Decided on January 31, 2019
Richter, J.P., Manzanet-Daniels, Tom, Kahn, Singh, JJ.
8258 300752/16

[*1]Carolyne A. Hall, as Attorney in Fact for Gillon R. Stephenson, Plaintiff-Appellant,

v

New Way Remodeling, Inc., Defendant-Respondent.



Peña & Kahn, PLLC, Bronx (Diane Welch Bando of counsel), for appellant.

Steven F. Goldstein, L.L.P., Carle Place (Steven F. Goldstein of counsel), for respondent.



Order, Supreme Court, Bronx County (Julia I. Rodriguez, J.), entered on or about November 2, 2017, which granted defendant's motion for summary judgment dismissing the complaint, unanimously affirmed, without costs.

Defendant, a contracting company that renovated a kitchen in plaintiff Gillon Stephenson's home, established entitlement to judgment as a matter of law in this action where Stephenson tripped and fell over a door saddle.
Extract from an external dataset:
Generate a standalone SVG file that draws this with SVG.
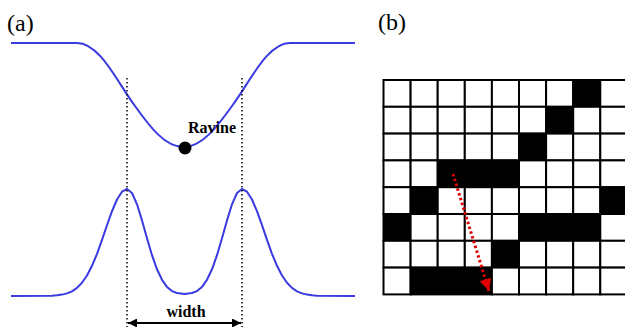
<svg xmlns="http://www.w3.org/2000/svg" width="625" height="327" viewBox="0 0 625 327">
<defs>
<style>
.lbl{font-family:"Liberation Serif","Times New Roman",serif;fill:#000}
.curve{fill:none;stroke:#3a3ae0;stroke-width:2;stroke-linejoin:round}
.guide{stroke:#000;stroke-width:1.5;stroke-dasharray:1.5 2.5;fill:none}
.cell{fill:#fff;stroke:#000;stroke-width:2}
.blk{fill:#000;stroke:#000;stroke-width:2}
</style>
<marker id="ah" viewBox="0 0 10 10" refX="10" refY="5" markerWidth="10" markerHeight="9" markerUnits="userSpaceOnUse" orient="auto-start-reverse">
<path d="M0,0 L10,5 L0,10 z" fill="#000"/>
</marker>
<marker id="rh" viewBox="0 0 10 10" refX="10" refY="5" markerWidth="14" markerHeight="12" markerUnits="userSpaceOnUse" orient="auto">
<path d="M0,0 L10,5 L0,10 z" fill="#e00000"/>
</marker>
</defs>
<rect width="625" height="327" fill="#fff"/>
<g id="panel-a">
<text class="lbl" x="7" y="31" font-size="24">(a)</text>
<path id="top-curve" class="curve" d="M11,43 H77 C100,43 117,82 135,106 C150,127 165,147 183.5,147 C202,147 217,127 232,106 C250,82 267,43 290,43 H355"/>
<polyline id="bottom-curve" class="curve" points="11,296 52,295.7 57,295.3 62,294.6 67,293.4 72,291.3 77,287.9 82,282.8 87,275.5 92,265.8 97,253.8 102,239.9 107,225.2 112,211.2 117,199.5 122,191.7 127,189 132,193 137,204.3 142,220.4 147,238.3 152,255.2 157,269.3 162,279.8 167,286.9 172,291.1 177,293 184.5,294 192,293 197,291.1 202,286.9 207,279.8 212,269.3 217,255.2 222,238.3 227,220.4 232,204.3 237,193 242,189 247,191.7 252,199.5 257,211.2 262,225.2 267,239.9 272,253.8 277,265.8 282,275.5 287,282.8 292,287.9 297,291.3 302,293.4 307,294.6 312,295.3 317,295.7 355,296"/>
<g id="guides">
<line class="guide" x1="127" y1="78" x2="127" y2="327"/>
<line class="guide" x1="242" y1="78" x2="242" y2="327"/>
</g>
<g id="ravine">
<circle cx="185" cy="148" r="6.5" fill="#000"/>
<text class="lbl" x="188" y="133" font-size="16" font-weight="bold">Ravine</text>
</g>
<g id="width">
<line x1="128" y1="323" x2="241" y2="323" stroke="#000" stroke-width="2" marker-start="url(#ah)" marker-end="url(#ah)"/>
<text class="lbl" x="186" y="317" font-size="16" font-weight="bold" text-anchor="middle">width</text>
</g>
</g>
<g id="panel-b">
<text class="lbl" x="378" y="30" font-size="24">(b)</text>
<g id="grid" transform="translate(383.5,80)">
<g id="row0"><rect class="cell" x="0" y="0" width="27.1" height="26.8"/><rect class="cell" x="27.1" y="0" width="27.1" height="26.8"/><rect class="cell" x="54.2" y="0" width="27.1" height="26.8"/><rect class="cell" x="81.3" y="0" width="27.1" height="26.8"/><rect class="cell" x="108.4" y="0" width="27.1" height="26.8"/><rect class="cell" x="135.5" y="0" width="27.1" height="26.8"/><rect class="cell" x="162.6" y="0" width="27.1" height="26.8"/><rect class="blk" x="189.7" y="0" width="27.1" height="26.8"/><rect class="cell" x="216.8" y="0" width="27.1" height="26.8"/></g>
<g id="row1"><rect class="cell" x="0" y="26.8" width="27.1" height="26.8"/><rect class="cell" x="27.1" y="26.8" width="27.1" height="26.8"/><rect class="cell" x="54.2" y="26.8" width="27.1" height="26.8"/><rect class="cell" x="81.3" y="26.8" width="27.1" height="26.8"/><rect class="cell" x="108.4" y="26.8" width="27.1" height="26.8"/><rect class="cell" x="135.5" y="26.8" width="27.1" height="26.8"/><rect class="blk" x="162.6" y="26.8" width="27.1" height="26.8"/><rect class="cell" x="189.7" y="26.8" width="27.1" height="26.8"/><rect class="cell" x="216.8" y="26.8" width="27.1" height="26.8"/></g>
<g id="row2"><rect class="cell" x="0" y="53.6" width="27.1" height="26.8"/><rect class="cell" x="27.1" y="53.6" width="27.1" height="26.8"/><rect class="cell" x="54.2" y="53.6" width="27.1" height="26.8"/><rect class="cell" x="81.3" y="53.6" width="27.1" height="26.8"/><rect class="cell" x="108.4" y="53.6" width="27.1" height="26.8"/><rect class="blk" x="135.5" y="53.6" width="27.1" height="26.8"/><rect class="cell" x="162.6" y="53.6" width="27.1" height="26.8"/><rect class="cell" x="189.7" y="53.6" width="27.1" height="26.8"/><rect class="cell" x="216.8" y="53.6" width="27.1" height="26.8"/></g>
<g id="row3"><rect class="cell" x="0" y="80.4" width="27.1" height="26.8"/><rect class="cell" x="27.1" y="80.4" width="27.1" height="26.8"/><rect class="blk" x="54.2" y="80.4" width="81.3" height="26.8"/><rect class="cell" x="135.5" y="80.4" width="27.1" height="26.8"/><rect class="cell" x="162.6" y="80.4" width="27.1" height="26.8"/><rect class="cell" x="189.7" y="80.4" width="27.1" height="26.8"/><rect class="cell" x="216.8" y="80.4" width="27.1" height="26.8"/></g>
<g id="row4"><rect class="cell" x="0" y="107.2" width="27.1" height="26.8"/><rect class="blk" x="27.1" y="107.2" width="27.1" height="26.8"/><rect class="cell" x="54.2" y="107.2" width="27.1" height="26.8"/><rect class="cell" x="81.3" y="107.2" width="27.1" height="26.8"/><rect class="cell" x="108.4" y="107.2" width="27.1" height="26.8"/><rect class="cell" x="135.5" y="107.2" width="27.1" height="26.8"/><rect class="cell" x="162.6" y="107.2" width="27.1" height="26.8"/><rect class="cell" x="189.7" y="107.2" width="27.1" height="26.8"/><rect class="blk" x="216.8" y="107.2" width="27.1" height="26.8"/></g>
<g id="row5"><rect class="blk" x="0" y="134" width="27.1" height="26.8"/><rect class="cell" x="27.1" y="134" width="27.1" height="26.8"/><rect class="cell" x="54.2" y="134" width="27.1" height="26.8"/><rect class="cell" x="81.3" y="134" width="27.1" height="26.8"/><rect class="cell" x="108.4" y="134" width="27.1" height="26.8"/><rect class="blk" x="135.5" y="134" width="81.3" height="26.8"/><rect class="cell" x="216.8" y="134" width="27.1" height="26.8"/></g>
<g id="row6"><rect class="cell" x="0" y="160.8" width="27.1" height="26.8"/><rect class="cell" x="27.1" y="160.8" width="27.1" height="26.8"/><rect class="cell" x="54.2" y="160.8" width="27.1" height="26.8"/><rect class="cell" x="81.3" y="160.8" width="27.1" height="26.8"/><rect class="blk" x="108.4" y="160.8" width="27.1" height="26.8"/><rect class="cell" x="135.5" y="160.8" width="27.1" height="26.8"/><rect class="cell" x="162.6" y="160.8" width="27.1" height="26.8"/><rect class="cell" x="189.7" y="160.8" width="27.1" height="26.8"/><rect class="cell" x="216.8" y="160.8" width="27.1" height="26.8"/></g>
<g id="row7"><rect class="cell" x="0" y="187.6" width="27.1" height="26.8"/><rect class="blk" x="27.1" y="187.6" width="81.3" height="26.8"/><rect class="cell" x="108.4" y="187.6" width="27.1" height="26.8"/><rect class="cell" x="135.5" y="187.6" width="27.1" height="26.8"/><rect class="cell" x="162.6" y="187.6" width="27.1" height="26.8"/><rect class="cell" x="189.7" y="187.6" width="27.1" height="26.8"/><rect class="cell" x="216.8" y="187.6" width="27.1" height="26.8"/></g>
</g>
<g id="path-arrow">
<line x1="453" y1="174" x2="489" y2="291" stroke="#e00000" stroke-width="3" stroke-dasharray="2.5 2.5" marker-end="url(#rh)"/>
</g>
</g>
</svg>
Defendant submitted, inter alia, photographs and the testimony of its principal showing that the alleged defective condition created by the door saddle defendant installed between the kitchen and hallway involved a trivial height differential, and was not actionable (see Hutchinson v Sheridan Hill House Corp., 26 NY3d 66, 77 [2015]; McCullough v Riverbay Corp., 150 AD3d 624 [1st Dept 2017]). Defendant also showed that the alleged defect was open and obvious, and not inherently dangerous, by submitting photographs showing that the door saddle was readily observable (see Wachspress v Central Parking Sys. Of N.Y., Inc., 111 AD3d 499 [1st Dept 2013]).

In opposition, plaintiff failed to raise an issue of fact. The opinion of plaintiff's expert was speculative, and posited a theory of "optical confusion" that was contradicted by the expert's own photographs showing that the door saddle was a different color from the surrounding floor (see Franchini v American Legion Post, 107 AD3d 432 [1st Dept 2013]). The expert also relied on inapplicable standards, including those relevant to means of egress, which is defined as "a continuous and unobstructed way of travel from any point in a building or structure to a public way consisting of three separate and distinct parts: exit access, the exit, and the exit discharge" (see National Fire Protection Association No.

101, Life Safety Code 3.3.178 [2018]). The expert's assertion that a person could stumble over the saddle was insufficient to raise an issue as to whether it was a nontrivial defective condition (see Hutchinson at 77-78).

THIS CONSTITUTES THE DECISION AND ORDER

OF THE SUPREME COURT, APPELLATE DIVISION, FIRST DEPARTMENT.